— start of DATA RECORDS —

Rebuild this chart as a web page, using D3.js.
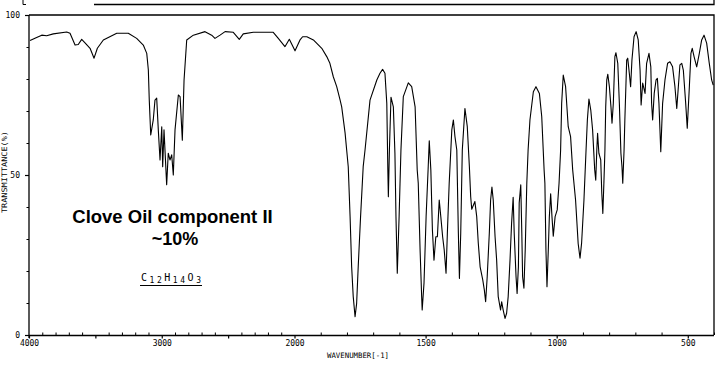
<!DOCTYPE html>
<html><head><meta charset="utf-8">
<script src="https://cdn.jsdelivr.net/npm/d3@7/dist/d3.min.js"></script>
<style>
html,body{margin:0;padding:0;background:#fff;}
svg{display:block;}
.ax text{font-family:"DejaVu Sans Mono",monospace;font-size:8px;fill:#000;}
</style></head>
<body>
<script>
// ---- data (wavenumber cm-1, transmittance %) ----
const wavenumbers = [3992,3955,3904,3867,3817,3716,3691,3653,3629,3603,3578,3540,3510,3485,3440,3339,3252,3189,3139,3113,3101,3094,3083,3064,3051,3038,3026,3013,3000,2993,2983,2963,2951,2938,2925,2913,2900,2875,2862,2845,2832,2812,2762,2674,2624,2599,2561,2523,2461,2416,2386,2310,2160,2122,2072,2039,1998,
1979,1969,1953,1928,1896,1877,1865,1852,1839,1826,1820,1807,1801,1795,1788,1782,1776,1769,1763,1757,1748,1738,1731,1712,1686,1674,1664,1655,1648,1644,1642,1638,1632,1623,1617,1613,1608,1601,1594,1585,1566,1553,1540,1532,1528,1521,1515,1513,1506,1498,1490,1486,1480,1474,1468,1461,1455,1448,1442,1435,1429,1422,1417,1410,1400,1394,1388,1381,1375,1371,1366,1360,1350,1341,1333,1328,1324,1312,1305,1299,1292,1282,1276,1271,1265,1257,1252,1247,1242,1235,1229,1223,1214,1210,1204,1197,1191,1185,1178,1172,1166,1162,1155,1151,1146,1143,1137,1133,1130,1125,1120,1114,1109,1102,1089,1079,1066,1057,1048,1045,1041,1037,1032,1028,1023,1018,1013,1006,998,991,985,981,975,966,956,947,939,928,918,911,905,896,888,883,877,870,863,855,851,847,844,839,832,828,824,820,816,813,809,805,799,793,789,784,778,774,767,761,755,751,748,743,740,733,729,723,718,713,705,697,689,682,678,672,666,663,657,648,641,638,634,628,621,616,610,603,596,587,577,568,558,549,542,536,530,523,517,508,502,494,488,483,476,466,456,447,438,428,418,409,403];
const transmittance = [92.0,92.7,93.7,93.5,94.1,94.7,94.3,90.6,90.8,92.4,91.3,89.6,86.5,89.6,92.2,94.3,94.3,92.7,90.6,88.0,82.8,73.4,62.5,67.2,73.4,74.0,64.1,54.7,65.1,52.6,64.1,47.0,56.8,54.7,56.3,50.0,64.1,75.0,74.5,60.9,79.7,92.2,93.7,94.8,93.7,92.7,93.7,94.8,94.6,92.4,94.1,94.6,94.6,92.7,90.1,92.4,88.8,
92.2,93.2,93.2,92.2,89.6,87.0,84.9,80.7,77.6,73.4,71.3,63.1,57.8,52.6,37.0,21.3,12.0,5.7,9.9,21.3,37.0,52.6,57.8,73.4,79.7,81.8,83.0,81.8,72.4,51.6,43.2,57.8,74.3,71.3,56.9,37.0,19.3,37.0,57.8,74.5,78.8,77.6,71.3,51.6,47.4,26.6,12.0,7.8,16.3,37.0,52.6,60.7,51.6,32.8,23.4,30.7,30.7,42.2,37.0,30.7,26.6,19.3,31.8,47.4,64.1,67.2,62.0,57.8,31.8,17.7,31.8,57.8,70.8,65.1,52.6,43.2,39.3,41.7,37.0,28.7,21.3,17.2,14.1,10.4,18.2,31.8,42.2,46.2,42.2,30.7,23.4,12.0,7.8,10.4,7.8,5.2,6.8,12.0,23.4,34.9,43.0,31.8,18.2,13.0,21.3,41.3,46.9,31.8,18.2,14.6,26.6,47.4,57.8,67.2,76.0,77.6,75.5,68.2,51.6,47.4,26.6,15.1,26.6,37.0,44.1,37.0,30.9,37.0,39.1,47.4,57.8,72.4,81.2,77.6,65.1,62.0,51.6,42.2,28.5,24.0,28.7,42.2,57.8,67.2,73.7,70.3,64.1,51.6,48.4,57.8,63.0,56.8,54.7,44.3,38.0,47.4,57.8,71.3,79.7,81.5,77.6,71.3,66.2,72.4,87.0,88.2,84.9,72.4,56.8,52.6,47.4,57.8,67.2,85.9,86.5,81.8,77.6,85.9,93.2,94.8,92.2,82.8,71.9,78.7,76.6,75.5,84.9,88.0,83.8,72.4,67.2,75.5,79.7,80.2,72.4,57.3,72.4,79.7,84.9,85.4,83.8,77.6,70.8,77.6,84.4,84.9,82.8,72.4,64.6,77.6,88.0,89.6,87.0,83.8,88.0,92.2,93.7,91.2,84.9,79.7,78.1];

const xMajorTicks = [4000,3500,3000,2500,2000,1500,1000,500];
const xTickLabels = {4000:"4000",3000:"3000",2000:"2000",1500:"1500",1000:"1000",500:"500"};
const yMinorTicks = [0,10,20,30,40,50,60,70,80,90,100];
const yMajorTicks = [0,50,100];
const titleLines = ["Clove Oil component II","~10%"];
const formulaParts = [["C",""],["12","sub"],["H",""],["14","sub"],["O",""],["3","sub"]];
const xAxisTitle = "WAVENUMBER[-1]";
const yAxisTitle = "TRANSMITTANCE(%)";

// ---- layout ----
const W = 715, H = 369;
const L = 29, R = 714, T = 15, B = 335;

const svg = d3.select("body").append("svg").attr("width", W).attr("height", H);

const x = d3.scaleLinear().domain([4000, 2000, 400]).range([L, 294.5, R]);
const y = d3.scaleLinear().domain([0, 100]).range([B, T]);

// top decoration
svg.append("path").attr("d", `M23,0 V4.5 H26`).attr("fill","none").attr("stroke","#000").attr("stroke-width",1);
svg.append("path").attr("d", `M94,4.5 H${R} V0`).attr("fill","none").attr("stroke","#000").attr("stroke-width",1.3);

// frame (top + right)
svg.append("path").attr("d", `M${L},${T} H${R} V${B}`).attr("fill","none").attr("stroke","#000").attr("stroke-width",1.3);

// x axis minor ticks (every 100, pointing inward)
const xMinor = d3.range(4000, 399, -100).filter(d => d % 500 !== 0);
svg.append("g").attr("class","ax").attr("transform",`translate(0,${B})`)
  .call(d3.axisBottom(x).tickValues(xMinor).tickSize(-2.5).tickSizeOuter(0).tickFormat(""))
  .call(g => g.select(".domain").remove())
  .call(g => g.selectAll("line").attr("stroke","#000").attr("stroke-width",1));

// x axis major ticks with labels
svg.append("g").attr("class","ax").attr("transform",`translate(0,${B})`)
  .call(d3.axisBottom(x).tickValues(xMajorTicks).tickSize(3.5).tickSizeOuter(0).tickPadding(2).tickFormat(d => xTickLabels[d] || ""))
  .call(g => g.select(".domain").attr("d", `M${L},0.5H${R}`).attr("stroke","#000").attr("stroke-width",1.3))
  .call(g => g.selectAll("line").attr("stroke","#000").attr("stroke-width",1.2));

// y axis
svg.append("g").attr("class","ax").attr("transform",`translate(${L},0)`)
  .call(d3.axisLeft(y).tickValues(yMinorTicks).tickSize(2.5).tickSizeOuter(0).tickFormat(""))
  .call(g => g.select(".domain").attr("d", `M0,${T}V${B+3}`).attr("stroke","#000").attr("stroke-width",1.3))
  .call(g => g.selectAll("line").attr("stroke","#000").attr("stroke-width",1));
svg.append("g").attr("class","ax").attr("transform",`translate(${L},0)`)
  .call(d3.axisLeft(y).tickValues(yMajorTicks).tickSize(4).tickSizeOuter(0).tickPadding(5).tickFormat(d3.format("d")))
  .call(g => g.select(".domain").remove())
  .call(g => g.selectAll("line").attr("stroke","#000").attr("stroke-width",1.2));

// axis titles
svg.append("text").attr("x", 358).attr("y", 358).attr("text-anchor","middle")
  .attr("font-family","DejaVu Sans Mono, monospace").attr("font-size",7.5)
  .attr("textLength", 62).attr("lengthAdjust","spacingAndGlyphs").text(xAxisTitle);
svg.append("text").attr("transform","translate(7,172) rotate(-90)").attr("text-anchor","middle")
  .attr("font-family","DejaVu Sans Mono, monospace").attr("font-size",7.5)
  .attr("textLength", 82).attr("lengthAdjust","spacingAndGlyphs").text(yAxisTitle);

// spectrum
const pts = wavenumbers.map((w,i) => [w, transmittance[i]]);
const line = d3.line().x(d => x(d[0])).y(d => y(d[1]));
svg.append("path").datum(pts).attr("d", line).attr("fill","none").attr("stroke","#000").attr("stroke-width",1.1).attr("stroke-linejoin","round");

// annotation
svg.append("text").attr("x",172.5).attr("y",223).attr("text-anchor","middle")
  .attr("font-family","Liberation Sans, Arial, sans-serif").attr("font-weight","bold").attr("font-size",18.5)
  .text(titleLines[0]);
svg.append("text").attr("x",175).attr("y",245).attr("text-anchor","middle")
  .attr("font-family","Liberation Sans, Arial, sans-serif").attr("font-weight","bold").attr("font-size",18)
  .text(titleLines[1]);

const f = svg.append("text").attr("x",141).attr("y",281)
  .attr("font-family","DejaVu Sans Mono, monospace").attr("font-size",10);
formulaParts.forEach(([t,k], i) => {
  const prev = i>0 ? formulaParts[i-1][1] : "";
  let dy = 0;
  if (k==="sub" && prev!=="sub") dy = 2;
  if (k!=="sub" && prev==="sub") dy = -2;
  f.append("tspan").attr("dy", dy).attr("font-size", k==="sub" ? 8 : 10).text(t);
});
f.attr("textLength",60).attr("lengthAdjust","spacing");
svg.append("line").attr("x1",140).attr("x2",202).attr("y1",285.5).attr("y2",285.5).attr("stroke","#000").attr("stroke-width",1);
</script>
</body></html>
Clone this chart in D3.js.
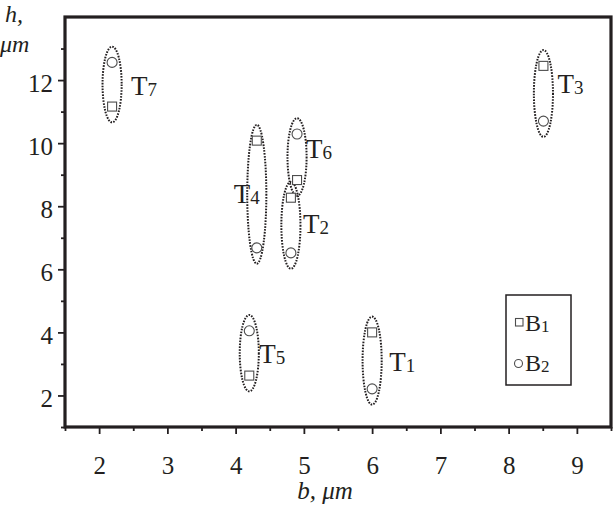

— end of DATA RECORDS —

INSTRUCTIONS TO FOLLOW - Gather, from the listing above, every line carrying the word "this".

THE REPLY -
Rebuild this chart as a web page, using D3.js.
Clone this chart in D3.js.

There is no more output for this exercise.